------ DATA RECORDS

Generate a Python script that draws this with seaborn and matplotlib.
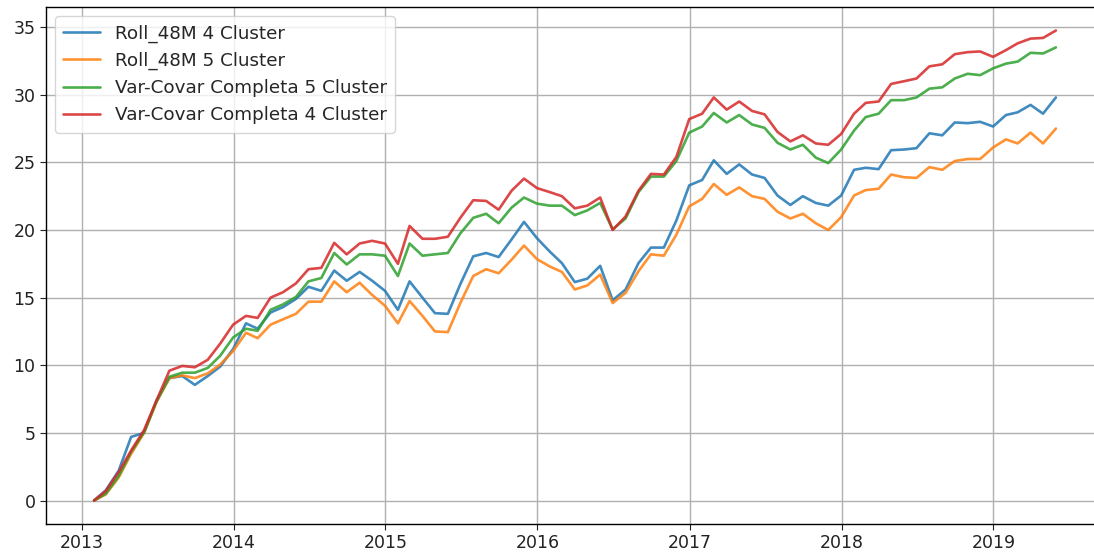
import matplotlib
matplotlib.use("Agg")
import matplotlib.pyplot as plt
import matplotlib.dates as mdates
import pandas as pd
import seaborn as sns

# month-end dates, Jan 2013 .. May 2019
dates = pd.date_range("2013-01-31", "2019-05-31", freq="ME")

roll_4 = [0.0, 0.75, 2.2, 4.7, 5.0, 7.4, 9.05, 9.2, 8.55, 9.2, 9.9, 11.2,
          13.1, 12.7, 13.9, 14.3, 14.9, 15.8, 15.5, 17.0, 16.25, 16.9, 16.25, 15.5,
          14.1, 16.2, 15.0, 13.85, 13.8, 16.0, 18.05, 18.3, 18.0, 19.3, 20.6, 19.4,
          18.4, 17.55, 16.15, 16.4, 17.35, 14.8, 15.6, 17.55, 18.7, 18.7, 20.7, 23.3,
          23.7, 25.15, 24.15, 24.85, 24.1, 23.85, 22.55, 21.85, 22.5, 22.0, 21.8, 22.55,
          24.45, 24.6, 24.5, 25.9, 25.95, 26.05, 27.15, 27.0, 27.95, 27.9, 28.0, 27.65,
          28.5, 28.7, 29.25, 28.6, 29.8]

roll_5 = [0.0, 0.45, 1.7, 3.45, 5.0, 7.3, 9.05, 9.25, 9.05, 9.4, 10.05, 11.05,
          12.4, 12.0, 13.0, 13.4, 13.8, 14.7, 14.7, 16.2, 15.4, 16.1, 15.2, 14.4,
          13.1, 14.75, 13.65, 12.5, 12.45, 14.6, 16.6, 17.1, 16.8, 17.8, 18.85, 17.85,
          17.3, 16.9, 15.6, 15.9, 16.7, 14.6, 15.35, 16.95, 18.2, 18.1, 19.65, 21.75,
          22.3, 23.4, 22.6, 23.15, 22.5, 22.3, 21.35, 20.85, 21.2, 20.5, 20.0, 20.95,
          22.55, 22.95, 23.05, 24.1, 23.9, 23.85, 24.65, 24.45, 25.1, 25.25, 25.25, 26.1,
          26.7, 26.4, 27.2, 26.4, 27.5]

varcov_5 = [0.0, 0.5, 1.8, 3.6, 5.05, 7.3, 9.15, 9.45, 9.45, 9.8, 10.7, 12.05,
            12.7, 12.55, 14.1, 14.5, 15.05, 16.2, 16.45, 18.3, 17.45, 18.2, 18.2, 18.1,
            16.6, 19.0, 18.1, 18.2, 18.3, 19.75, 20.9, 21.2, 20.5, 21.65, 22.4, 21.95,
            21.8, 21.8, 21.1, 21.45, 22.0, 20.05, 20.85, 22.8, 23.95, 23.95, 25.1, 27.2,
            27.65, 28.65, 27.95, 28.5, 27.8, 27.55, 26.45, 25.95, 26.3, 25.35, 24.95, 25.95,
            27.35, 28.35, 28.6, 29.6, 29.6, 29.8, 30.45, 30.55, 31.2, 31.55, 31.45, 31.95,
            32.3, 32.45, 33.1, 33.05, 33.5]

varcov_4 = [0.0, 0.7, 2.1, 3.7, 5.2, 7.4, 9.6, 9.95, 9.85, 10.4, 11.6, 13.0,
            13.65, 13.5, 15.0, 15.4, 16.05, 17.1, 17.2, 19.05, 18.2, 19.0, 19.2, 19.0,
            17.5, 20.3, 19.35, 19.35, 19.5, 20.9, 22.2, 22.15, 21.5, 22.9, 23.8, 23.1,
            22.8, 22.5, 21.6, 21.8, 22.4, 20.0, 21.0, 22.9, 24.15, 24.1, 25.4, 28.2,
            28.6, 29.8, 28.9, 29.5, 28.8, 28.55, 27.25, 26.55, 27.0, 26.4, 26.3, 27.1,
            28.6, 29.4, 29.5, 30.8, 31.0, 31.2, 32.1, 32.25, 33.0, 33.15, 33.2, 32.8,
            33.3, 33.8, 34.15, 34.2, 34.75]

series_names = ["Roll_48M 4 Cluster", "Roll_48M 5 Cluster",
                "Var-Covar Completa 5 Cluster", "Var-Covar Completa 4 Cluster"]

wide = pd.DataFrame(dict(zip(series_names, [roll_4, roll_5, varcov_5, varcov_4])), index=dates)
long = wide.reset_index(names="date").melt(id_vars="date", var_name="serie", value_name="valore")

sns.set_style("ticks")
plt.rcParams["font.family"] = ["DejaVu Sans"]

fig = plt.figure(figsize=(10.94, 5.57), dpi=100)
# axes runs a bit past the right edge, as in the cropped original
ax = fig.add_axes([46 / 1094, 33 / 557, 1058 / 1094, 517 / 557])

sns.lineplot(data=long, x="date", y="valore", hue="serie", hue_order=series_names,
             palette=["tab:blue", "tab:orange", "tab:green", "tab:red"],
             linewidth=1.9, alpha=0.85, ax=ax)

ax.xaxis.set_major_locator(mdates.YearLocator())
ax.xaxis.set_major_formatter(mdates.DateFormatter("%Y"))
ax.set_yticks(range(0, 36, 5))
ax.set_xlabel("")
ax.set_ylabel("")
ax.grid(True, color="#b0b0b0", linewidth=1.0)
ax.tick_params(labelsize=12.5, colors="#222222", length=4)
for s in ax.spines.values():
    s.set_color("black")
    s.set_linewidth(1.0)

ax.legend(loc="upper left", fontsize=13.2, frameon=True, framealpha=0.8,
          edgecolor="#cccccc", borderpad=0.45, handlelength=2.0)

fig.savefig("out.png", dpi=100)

------------
------ DATA RECORDS

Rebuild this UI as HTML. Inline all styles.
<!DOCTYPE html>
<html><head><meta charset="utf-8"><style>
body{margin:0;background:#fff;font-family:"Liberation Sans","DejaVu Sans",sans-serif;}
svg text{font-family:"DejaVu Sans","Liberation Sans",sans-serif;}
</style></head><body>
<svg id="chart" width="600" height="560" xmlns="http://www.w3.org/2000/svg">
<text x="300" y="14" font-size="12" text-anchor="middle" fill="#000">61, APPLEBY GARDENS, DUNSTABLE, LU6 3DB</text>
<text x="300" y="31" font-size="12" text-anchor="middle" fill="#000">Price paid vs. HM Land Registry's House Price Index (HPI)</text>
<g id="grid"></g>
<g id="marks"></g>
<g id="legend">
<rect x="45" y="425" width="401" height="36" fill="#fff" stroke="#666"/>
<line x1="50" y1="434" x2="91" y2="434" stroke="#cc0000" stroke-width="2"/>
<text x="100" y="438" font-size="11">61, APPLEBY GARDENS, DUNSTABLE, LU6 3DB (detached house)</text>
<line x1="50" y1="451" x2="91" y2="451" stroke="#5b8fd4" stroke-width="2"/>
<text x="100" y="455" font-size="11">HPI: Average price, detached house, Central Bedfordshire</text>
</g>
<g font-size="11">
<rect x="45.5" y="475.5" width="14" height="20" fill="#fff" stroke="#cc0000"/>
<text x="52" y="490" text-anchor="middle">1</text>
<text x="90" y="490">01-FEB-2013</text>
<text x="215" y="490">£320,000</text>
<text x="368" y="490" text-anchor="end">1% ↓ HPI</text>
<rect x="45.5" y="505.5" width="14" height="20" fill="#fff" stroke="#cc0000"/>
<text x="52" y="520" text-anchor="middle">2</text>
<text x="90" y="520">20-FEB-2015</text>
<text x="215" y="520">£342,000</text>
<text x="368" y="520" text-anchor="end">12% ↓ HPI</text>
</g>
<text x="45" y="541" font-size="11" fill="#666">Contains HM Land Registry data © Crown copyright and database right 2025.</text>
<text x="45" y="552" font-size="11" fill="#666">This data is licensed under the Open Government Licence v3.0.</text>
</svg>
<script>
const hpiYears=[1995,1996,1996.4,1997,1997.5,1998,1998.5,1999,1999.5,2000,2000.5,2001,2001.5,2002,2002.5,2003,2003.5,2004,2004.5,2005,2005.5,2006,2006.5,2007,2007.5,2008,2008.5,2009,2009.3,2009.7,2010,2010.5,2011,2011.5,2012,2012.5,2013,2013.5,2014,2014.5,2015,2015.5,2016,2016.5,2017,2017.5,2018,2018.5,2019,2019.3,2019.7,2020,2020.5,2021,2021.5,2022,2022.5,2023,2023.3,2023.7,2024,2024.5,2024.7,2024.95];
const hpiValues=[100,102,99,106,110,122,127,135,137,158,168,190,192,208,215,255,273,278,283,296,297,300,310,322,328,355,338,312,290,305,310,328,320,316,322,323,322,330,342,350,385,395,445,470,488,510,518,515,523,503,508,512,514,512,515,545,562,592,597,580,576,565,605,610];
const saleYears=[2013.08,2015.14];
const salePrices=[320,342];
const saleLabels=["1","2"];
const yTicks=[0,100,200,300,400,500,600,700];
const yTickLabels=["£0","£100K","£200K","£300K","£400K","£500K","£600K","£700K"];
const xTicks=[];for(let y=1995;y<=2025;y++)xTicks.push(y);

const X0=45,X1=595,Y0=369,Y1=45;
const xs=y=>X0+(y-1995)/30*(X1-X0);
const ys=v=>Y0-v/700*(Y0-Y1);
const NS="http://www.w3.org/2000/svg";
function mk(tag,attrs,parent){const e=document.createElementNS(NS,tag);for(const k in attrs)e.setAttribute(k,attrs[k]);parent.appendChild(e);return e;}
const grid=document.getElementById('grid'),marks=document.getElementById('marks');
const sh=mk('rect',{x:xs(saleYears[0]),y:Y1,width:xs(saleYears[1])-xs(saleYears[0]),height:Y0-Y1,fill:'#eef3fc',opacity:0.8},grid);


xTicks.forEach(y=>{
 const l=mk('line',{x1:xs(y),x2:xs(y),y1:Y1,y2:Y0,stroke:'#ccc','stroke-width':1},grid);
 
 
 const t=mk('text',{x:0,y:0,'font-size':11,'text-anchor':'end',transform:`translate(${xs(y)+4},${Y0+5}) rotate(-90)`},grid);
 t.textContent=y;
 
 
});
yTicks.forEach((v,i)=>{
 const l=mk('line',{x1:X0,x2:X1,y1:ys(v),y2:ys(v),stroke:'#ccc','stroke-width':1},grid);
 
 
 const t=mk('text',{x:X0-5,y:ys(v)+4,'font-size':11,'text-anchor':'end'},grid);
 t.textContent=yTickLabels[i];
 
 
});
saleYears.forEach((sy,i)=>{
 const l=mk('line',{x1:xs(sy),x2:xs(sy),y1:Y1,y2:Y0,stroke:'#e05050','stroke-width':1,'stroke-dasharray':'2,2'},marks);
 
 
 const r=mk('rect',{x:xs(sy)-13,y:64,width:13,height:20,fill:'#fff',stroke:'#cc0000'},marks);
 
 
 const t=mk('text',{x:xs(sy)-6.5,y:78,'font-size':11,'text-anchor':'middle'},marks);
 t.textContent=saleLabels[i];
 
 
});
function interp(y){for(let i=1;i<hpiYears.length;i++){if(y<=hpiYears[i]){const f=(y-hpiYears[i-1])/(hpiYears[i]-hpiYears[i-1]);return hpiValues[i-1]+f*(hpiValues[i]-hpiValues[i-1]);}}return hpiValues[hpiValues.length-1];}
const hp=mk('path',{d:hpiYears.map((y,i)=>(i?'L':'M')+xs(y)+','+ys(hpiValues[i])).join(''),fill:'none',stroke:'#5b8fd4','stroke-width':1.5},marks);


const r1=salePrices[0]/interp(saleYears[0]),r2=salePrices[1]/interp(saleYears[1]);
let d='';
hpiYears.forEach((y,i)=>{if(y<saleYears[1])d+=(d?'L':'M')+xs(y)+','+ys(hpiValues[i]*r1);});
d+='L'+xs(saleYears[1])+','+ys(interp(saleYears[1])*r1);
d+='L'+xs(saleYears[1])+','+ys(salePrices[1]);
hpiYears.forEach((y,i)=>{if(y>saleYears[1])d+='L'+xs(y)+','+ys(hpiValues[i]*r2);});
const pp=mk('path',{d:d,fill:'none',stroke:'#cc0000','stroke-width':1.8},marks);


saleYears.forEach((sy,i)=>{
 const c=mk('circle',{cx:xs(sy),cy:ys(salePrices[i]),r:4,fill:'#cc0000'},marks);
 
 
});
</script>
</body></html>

------------

■ **WHAT YOU SHOULD DO**
Using the entries above, repeat exactly the lines from the one with "Generate a Python" to the one with "28.5, 28.7, 29.25, 28.6, 29.8]", both included, and leave the pictures behind.

■ **RESULT FOR THIS TASK**
Generate a Python script that draws this with seaborn and matplotlib.
import matplotlib
matplotlib.use("Agg")
import matplotlib.pyplot as plt
import matplotlib.dates as mdates
import pandas as pd
import seaborn as sns

# month-end dates, Jan 2013 .. May 2019
dates = pd.date_range("2013-01-31", "2019-05-31", freq="ME")

roll_4 = [0.0, 0.75, 2.2, 4.7, 5.0, 7.4, 9.05, 9.2, 8.55, 9.2, 9.9, 11.2,
          13.1, 12.7, 13.9, 14.3, 14.9, 15.8, 15.5, 17.0, 16.25, 16.9, 16.25, 15.5,
          14.1, 16.2, 15.0, 13.85, 13.8, 16.0, 18.05, 18.3, 18.0, 19.3, 20.6, 19.4,
          18.4, 17.55, 16.15, 16.4, 17.35, 14.8, 15.6, 17.55, 18.7, 18.7, 20.7, 23.3,
          23.7, 25.15, 24.15, 24.85, 24.1, 23.85, 22.55, 21.85, 22.5, 22.0, 21.8, 22.55,
          24.45, 24.6, 24.5, 25.9, 25.95, 26.05, 27.15, 27.0, 27.95, 27.9, 28.0, 27.65,
          28.5, 28.7, 29.25, 28.6, 29.8]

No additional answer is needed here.